**GIVEN PROBLEM:** Work out how many lines of the records contain "this". Answer with the number and nothing else.

++++++++

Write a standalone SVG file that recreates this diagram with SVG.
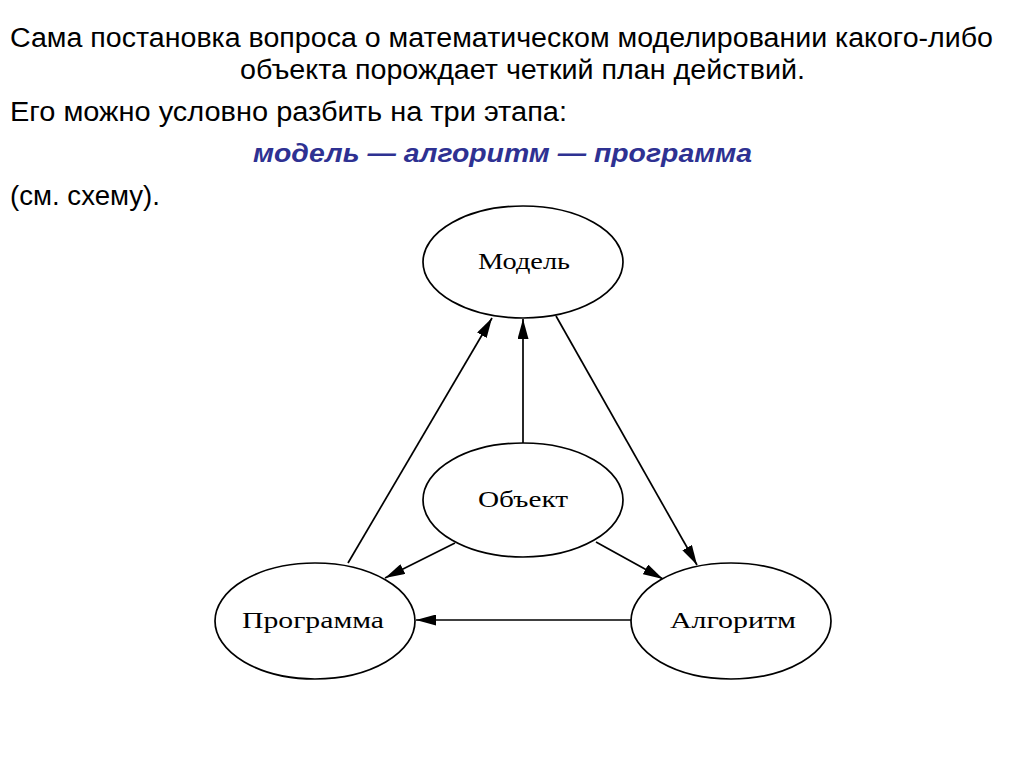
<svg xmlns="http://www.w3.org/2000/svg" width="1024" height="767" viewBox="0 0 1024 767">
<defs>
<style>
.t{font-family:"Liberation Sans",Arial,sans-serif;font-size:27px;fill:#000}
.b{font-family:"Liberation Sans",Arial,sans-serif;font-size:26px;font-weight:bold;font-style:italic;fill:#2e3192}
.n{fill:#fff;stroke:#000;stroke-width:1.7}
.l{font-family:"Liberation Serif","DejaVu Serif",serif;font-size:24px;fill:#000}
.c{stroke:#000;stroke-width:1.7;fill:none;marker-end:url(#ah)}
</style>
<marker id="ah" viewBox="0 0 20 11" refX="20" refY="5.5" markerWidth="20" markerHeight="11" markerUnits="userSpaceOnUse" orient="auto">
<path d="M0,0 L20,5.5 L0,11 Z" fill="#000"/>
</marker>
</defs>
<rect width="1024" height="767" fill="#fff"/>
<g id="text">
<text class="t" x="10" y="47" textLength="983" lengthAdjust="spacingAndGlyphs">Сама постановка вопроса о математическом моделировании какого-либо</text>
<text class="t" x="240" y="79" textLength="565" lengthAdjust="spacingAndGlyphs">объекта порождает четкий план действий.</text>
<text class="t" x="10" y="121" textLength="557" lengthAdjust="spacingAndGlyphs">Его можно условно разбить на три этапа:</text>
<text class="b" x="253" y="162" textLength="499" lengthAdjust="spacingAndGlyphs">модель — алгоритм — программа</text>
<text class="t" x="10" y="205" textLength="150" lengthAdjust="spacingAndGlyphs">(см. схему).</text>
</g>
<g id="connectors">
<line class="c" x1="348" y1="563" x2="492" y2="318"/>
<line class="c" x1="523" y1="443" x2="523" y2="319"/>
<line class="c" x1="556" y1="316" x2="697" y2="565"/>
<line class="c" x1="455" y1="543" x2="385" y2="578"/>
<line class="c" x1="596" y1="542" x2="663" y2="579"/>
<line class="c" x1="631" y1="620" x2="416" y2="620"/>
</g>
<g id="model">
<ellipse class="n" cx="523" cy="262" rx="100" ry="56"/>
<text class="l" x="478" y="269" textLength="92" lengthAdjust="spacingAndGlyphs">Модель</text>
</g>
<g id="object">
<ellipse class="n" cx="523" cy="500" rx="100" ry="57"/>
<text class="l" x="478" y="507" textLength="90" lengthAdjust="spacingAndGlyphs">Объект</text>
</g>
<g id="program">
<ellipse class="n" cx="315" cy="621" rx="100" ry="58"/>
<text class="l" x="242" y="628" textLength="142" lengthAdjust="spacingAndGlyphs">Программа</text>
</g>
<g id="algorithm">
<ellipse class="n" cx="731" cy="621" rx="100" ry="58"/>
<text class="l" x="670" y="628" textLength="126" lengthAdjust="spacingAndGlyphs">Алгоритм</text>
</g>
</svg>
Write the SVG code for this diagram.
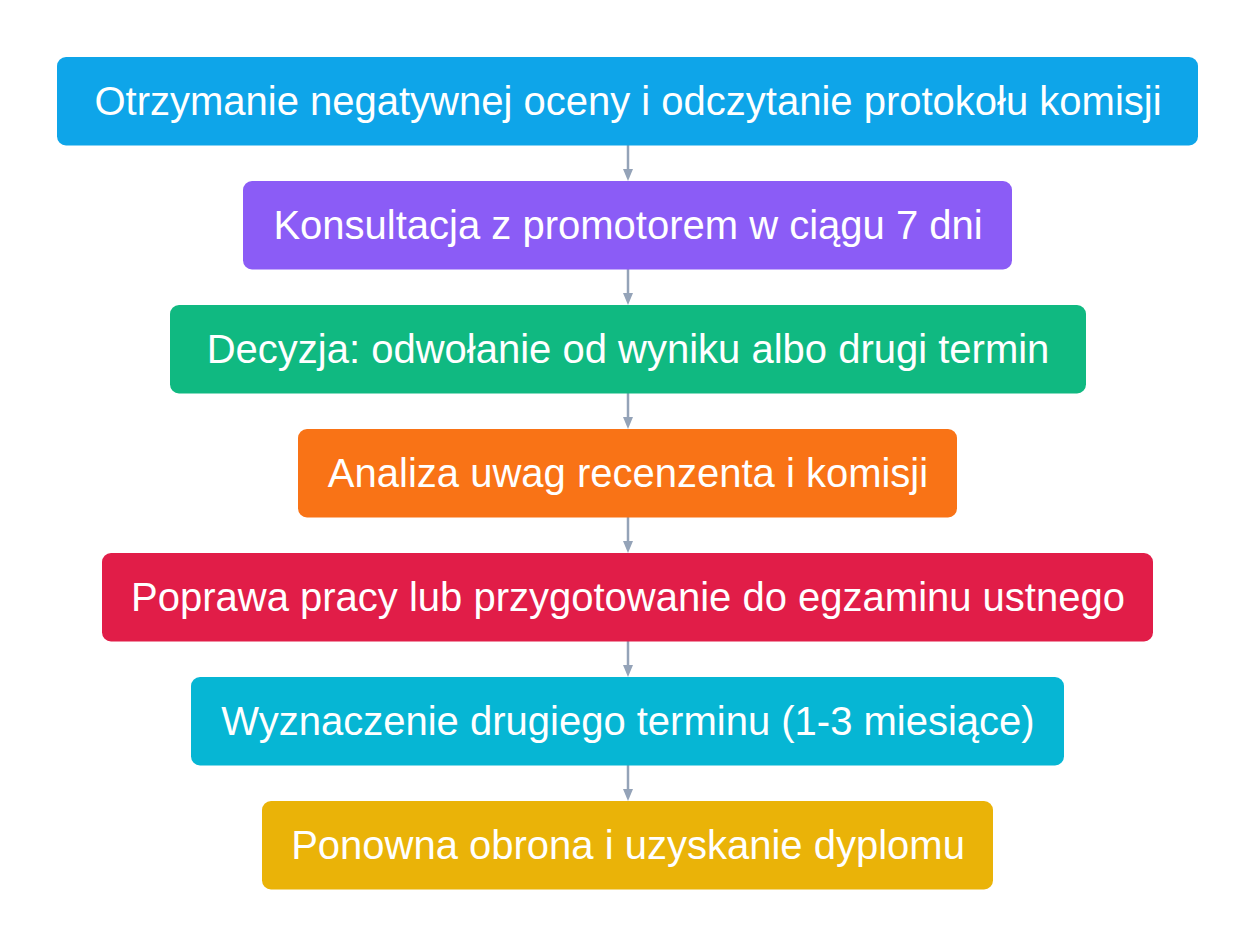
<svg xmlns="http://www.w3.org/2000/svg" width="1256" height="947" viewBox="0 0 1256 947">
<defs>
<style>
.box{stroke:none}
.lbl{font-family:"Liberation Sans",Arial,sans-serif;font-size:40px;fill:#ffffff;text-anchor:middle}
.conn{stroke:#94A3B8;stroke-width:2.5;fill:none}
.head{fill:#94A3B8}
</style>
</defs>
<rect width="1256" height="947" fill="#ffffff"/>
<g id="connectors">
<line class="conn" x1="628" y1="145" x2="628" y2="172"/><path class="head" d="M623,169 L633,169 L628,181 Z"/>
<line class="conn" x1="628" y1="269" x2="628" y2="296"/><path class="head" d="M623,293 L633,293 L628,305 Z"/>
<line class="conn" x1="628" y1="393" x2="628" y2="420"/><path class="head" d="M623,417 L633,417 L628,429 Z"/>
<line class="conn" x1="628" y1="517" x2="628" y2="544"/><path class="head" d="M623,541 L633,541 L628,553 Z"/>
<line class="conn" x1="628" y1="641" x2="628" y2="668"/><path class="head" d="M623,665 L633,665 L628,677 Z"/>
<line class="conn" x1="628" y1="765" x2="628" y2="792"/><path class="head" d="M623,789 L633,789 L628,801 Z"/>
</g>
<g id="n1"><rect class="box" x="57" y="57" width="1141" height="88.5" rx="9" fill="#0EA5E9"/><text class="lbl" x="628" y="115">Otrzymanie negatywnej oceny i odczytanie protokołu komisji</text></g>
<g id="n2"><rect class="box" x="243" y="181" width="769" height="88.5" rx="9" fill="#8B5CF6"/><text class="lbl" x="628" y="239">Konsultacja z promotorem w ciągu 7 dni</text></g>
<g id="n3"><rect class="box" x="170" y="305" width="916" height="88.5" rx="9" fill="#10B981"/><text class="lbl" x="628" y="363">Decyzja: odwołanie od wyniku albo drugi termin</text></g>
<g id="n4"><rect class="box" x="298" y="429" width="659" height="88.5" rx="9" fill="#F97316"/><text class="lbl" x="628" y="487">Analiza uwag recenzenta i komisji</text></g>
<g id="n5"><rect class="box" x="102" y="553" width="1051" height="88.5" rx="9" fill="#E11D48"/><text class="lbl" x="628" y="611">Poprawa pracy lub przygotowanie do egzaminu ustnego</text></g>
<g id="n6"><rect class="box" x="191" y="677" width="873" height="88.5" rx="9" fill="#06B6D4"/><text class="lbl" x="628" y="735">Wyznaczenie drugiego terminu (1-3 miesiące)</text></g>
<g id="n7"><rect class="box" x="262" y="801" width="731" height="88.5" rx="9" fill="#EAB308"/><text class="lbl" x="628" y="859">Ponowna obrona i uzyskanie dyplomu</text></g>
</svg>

++++++++

**WRITTEN RESPONSE:** 2